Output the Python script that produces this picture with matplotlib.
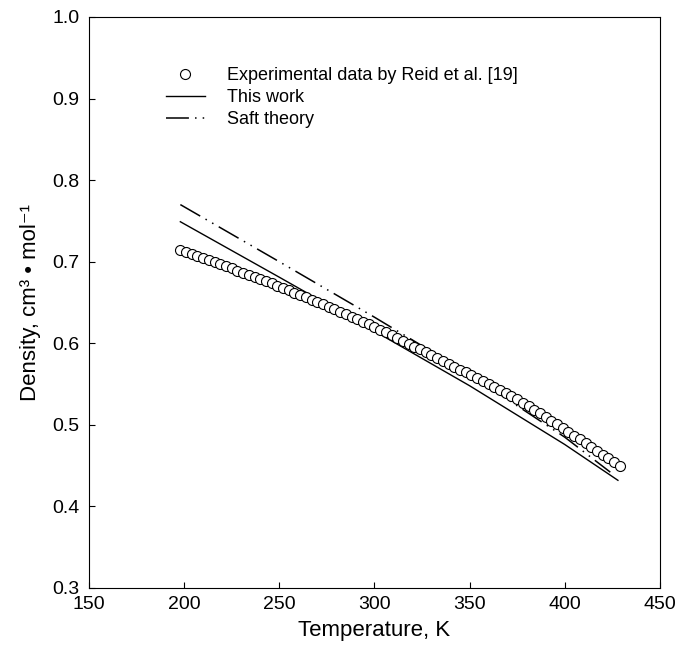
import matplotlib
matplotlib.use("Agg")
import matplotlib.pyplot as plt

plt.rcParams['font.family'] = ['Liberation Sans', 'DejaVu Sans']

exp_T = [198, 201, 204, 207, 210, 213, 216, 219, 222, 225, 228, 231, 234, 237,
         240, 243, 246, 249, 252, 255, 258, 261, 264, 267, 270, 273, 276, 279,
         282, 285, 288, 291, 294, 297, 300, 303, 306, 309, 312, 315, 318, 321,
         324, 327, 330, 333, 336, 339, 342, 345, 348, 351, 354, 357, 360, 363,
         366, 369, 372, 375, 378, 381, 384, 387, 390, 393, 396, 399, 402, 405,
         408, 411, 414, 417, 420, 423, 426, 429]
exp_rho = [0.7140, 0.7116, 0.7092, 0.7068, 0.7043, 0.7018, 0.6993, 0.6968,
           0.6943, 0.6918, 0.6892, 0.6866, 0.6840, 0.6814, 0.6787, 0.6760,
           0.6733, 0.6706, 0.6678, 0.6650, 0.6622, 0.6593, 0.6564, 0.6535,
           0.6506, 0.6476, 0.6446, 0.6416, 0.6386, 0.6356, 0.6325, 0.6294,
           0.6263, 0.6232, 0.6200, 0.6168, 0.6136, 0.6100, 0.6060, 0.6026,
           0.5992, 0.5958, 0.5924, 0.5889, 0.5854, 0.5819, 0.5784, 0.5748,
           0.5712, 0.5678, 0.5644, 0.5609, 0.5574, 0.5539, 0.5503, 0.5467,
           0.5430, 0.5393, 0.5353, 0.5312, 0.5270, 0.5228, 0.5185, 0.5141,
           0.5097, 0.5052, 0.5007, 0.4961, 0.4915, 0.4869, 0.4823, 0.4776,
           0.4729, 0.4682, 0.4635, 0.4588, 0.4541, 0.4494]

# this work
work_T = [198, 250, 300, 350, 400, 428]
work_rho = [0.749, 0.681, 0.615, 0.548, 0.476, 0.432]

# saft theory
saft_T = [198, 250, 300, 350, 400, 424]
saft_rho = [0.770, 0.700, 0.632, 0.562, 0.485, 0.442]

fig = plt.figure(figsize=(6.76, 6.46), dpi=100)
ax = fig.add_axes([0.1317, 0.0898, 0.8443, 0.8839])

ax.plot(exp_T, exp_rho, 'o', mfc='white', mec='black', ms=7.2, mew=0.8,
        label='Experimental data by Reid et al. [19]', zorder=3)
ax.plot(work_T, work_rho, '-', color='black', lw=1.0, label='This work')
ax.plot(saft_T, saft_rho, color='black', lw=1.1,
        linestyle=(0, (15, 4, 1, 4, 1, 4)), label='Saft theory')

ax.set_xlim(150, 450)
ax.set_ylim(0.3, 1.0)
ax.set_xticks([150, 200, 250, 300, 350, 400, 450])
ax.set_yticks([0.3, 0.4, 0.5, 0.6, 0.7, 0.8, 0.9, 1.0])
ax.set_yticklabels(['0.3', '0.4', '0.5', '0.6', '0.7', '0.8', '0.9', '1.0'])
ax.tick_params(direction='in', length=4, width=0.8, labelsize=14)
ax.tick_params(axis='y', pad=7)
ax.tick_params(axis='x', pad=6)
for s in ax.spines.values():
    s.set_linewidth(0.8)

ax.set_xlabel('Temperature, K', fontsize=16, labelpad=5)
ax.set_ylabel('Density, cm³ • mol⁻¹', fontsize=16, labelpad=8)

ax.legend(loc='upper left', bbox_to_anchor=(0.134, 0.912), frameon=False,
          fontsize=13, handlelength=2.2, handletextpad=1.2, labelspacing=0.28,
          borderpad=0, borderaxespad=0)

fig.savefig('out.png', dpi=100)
───
# WHAT YOU NEED TO DO
The data above needs to be retyped exactly, with the images left out.

# ANSWER TO THIS PROBLEM
Output the Python script that produces this picture with matplotlib.
import matplotlib
matplotlib.use("Agg")
import matplotlib.pyplot as plt

plt.rcParams['font.family'] = ['Liberation Sans', 'DejaVu Sans']

exp_T = [198, 201, 204, 207, 210, 213, 216, 219, 222, 225, 228, 231, 234, 237,
         240, 243, 246, 249, 252, 255, 258, 261, 264, 267, 270, 273, 276, 279,
         282, 285, 288, 291, 294, 297, 300, 303, 306, 309, 312, 315, 318, 321,
         324, 327, 330, 333, 336, 339, 342, 345, 348, 351, 354, 357, 360, 363,
         366, 369, 372, 375, 378, 381, 384, 387, 390, 393, 396, 399, 402, 405,
         408, 411, 414, 417, 420, 423, 426, 429]
exp_rho = [0.7140, 0.7116, 0.7092, 0.7068, 0.7043, 0.7018, 0.6993, 0.6968,
           0.6943, 0.6918, 0.6892, 0.6866, 0.6840, 0.6814, 0.6787, 0.6760,
           0.6733, 0.6706, 0.6678, 0.6650, 0.6622, 0.6593, 0.6564, 0.6535,
           0.6506, 0.6476, 0.6446, 0.6416, 0.6386, 0.6356, 0.6325, 0.6294,
           0.6263, 0.6232, 0.6200, 0.6168, 0.6136, 0.6100, 0.6060, 0.6026,
           0.5992, 0.5958, 0.5924, 0.5889, 0.5854, 0.5819, 0.5784, 0.5748,
           0.5712, 0.5678, 0.5644, 0.5609, 0.5574, 0.5539, 0.5503, 0.5467,
           0.5430, 0.5393, 0.5353, 0.5312, 0.5270, 0.5228, 0.5185, 0.5141,
           0.5097, 0.5052, 0.5007, 0.4961, 0.4915, 0.4869, 0.4823, 0.4776,
           0.4729, 0.4682, 0.4635, 0.4588, 0.4541, 0.4494]

# this work
work_T = [198, 250, 300, 350, 400, 428]
work_rho = [0.749, 0.681, 0.615, 0.548, 0.476, 0.432]

# saft theory
saft_T = [198, 250, 300, 350, 400, 424]
saft_rho = [0.770, 0.700, 0.632, 0.562, 0.485, 0.442]

fig = plt.figure(figsize=(6.76, 6.46), dpi=100)
ax = fig.add_axes([0.1317, 0.0898, 0.8443, 0.8839])

ax.plot(exp_T, exp_rho, 'o', mfc='white', mec='black', ms=7.2, mew=0.8,
        label='Experimental data by Reid et al. [19]', zorder=3)
ax.plot(work_T, work_rho, '-', color='black', lw=1.0, label='This work')
ax.plot(saft_T, saft_rho, color='black', lw=1.1,
        linestyle=(0, (15, 4, 1, 4, 1, 4)), label='Saft theory')

ax.set_xlim(150, 450)
ax.set_ylim(0.3, 1.0)
ax.set_xticks([150, 200, 250, 300, 350, 400, 450])
ax.set_yticks([0.3, 0.4, 0.5, 0.6, 0.7, 0.8, 0.9, 1.0])
ax.set_yticklabels(['0.3', '0.4', '0.5', '0.6', '0.7', '0.8', '0.9', '1.0'])
ax.tick_params(direction='in', length=4, width=0.8, labelsize=14)
ax.tick_params(axis='y', pad=7)
ax.tick_params(axis='x', pad=6)
for s in ax.spines.values():
    s.set_linewidth(0.8)

ax.set_xlabel('Temperature, K', fontsize=16, labelpad=5)
ax.set_ylabel('Density, cm³ • mol⁻¹', fontsize=16, labelpad=8)

ax.legend(loc='upper left', bbox_to_anchor=(0.134, 0.912), frameon=False,
          fontsize=13, handlelength=2.2, handletextpad=1.2, labelspacing=0.28,
          borderpad=0, borderaxespad=0)

fig.savefig('out.png', dpi=100)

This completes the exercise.